# sagging roof between the trusses



## badflyr (Mar 31, 2008)

i have a 4/12 pitch that has two layers of shingels .the plywood/osb is sagging the question i have is after the tear off can i re deck over the top of the old sheeting with 5/8 and stager the sheets? or will the just start sagging over time? or is it to much weight for the trusses? just for the record im not roofing it a family friend is and i have seen alot of his work he does a good job but he was honist with me and said he has never riped all the wood off a house and redecked it 
thanks rob


----------



## johnk (May 1, 2007)

I would tear off the roof and then tear off the sagging section of osb and see what the shape of trusses are and replace or repair accordingly.:yes:


----------



## RippySkippy (Feb 9, 2007)

I'm with johnk...and to add, I don't think you want to have a double layer of sheathing, besides being wasteful if you don't need to do the whole roof, just making it look good doesn't necessarily fix the issues. How far apart are the trusses?


----------



## Ed the Roofer (Jan 27, 2007)

Going over the sagging deck sheathing would be akin to sweeping dirt under the carpet. It may look better, but the dirt is still there.

Also, it may be a violation of your local building codes.

If your friend is good at just installing the shingles, (don't take this the wrong way, please.), he is not truly capable of tackling this work, unless you agree to be his experimental lab rat.

I see so manu unqualified contractors who use sub-contracted labor who do not know the proper way to lay out and nail the sheathing, that it is ridiculous. 6" O.C on the perimeter edges. 12" on the interior rafter nail paths, is the most common method, but to be certain, check your local code and the APA, American Plywood Association, becuase it varies due to rafter spacing and deck sheathing rated thickness.

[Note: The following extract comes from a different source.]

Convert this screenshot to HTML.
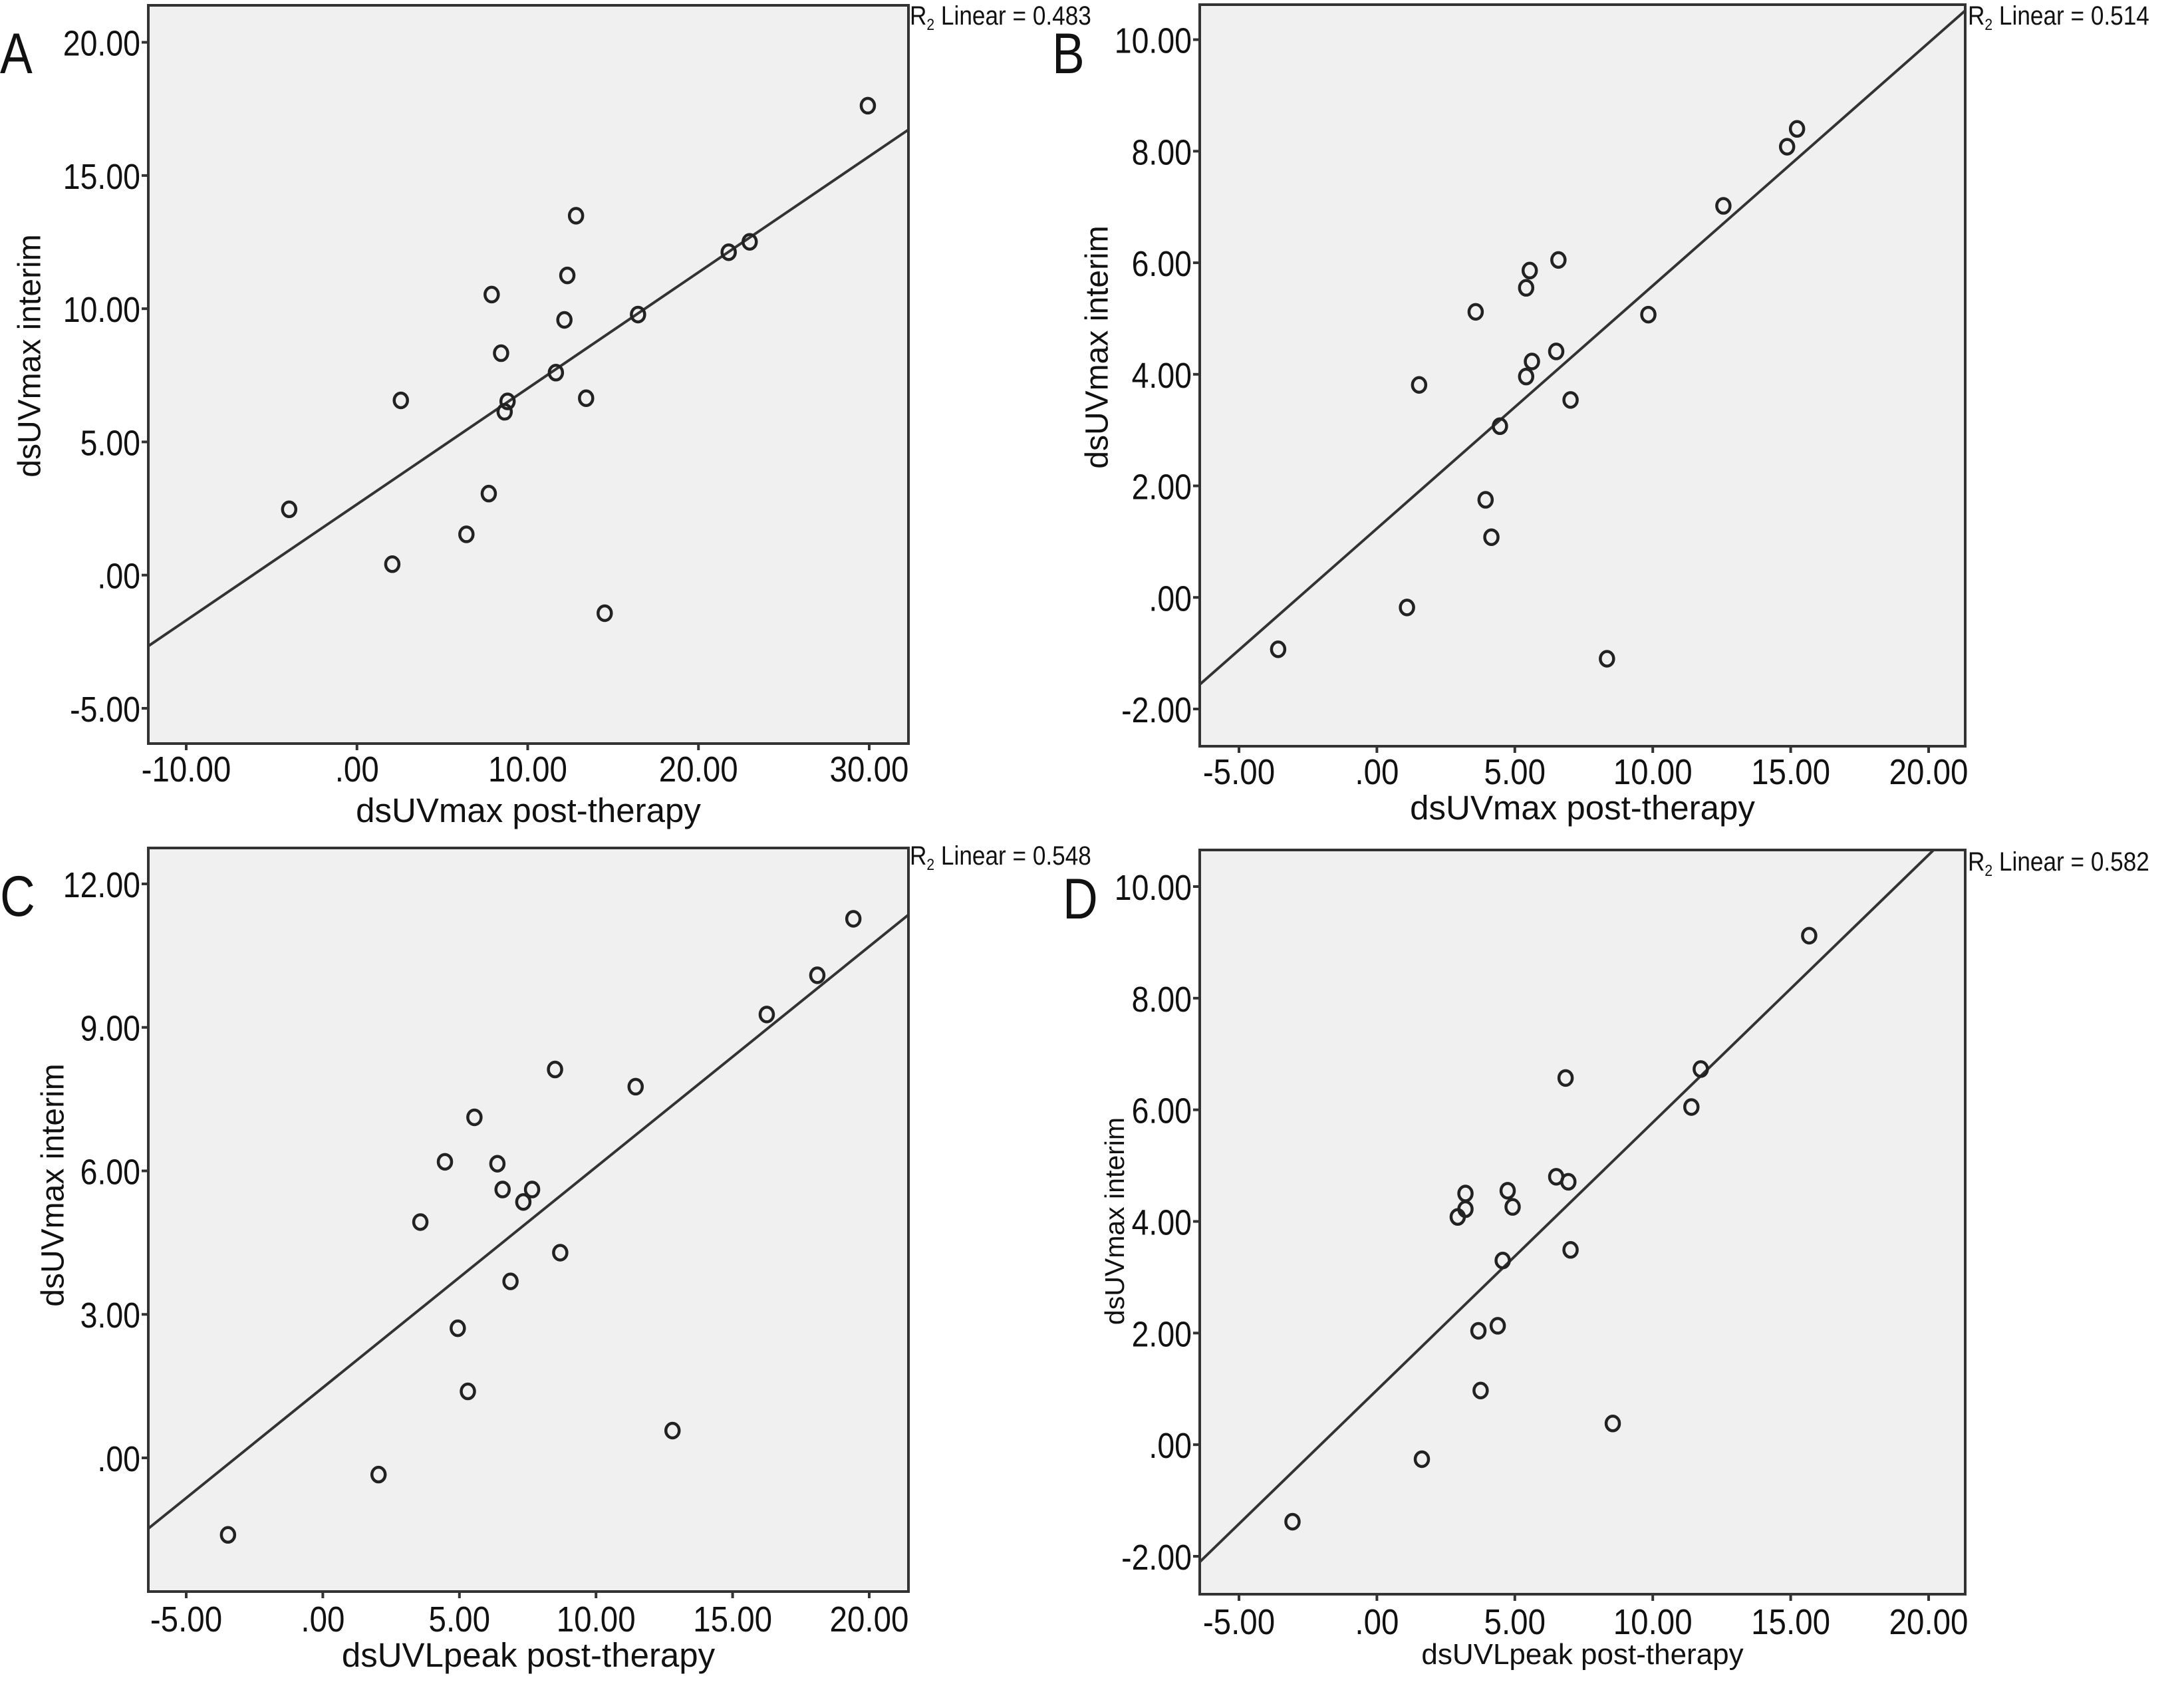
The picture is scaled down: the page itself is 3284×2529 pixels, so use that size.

Additionally, you may be covering up some structural issues causing the sag and by installing additional weight on the structure, you may be looking at further structural damages.

Usualy, but not always, that is not the case. Typically I find that several things have occurred to bow the decking.

It may have been installed with the grain in the wrong direction.

It may have encountered prolonged, yet even minor leakage, diminishing its structural stability.

It may not have been nailed properly from the initial instalation.

Your attic may be super heated from a lack of balanced Fresh Air Intake Ventilation and Roof Top Exhaust Ventilation. The resultant internally contained heat and humidity levels have continually permeated the sheathing, causing a weakening of the product.

You should have a professional, who knows how to install decking along with the roofing provide you a proper analysis and solution.

Ed


----------



## darylbrands (Mar 25, 2008)

What needs to be determined is
Why is the Roof Sagging?

Where and How is the Roof Sagging?

Joints with out H or Roof Clips?
This can be fixed if accessible from inside the attic with a 2 x Nailed between the Trusses.

If the Problem is Sagging Framing Members this may need additional supports to correct.

Proper Fastening is essential to prevent buckling and as it is such a minor thing to add extra fasteners to seams it is such a shame when you can see each 4 x 8 sheet of O. S. B on the new homes due to lack correct fasteners. Good Point Ed.


Tearing Off an Entire Side of Plywood or O.S.B. is not the normal procedure and does not happen very often as it usually is not in the home owner's best interest.
What would be the point of repairing the sheathing?
Is it Water Damaged everywhere?


----------



## the roofing god (Aug 2, 2007)

ed and darryl are right .replace what`s bad,and resupport if proper clips weren`t used,I wouldn`t want the additional weight of extra plywood on roof trusses either


----------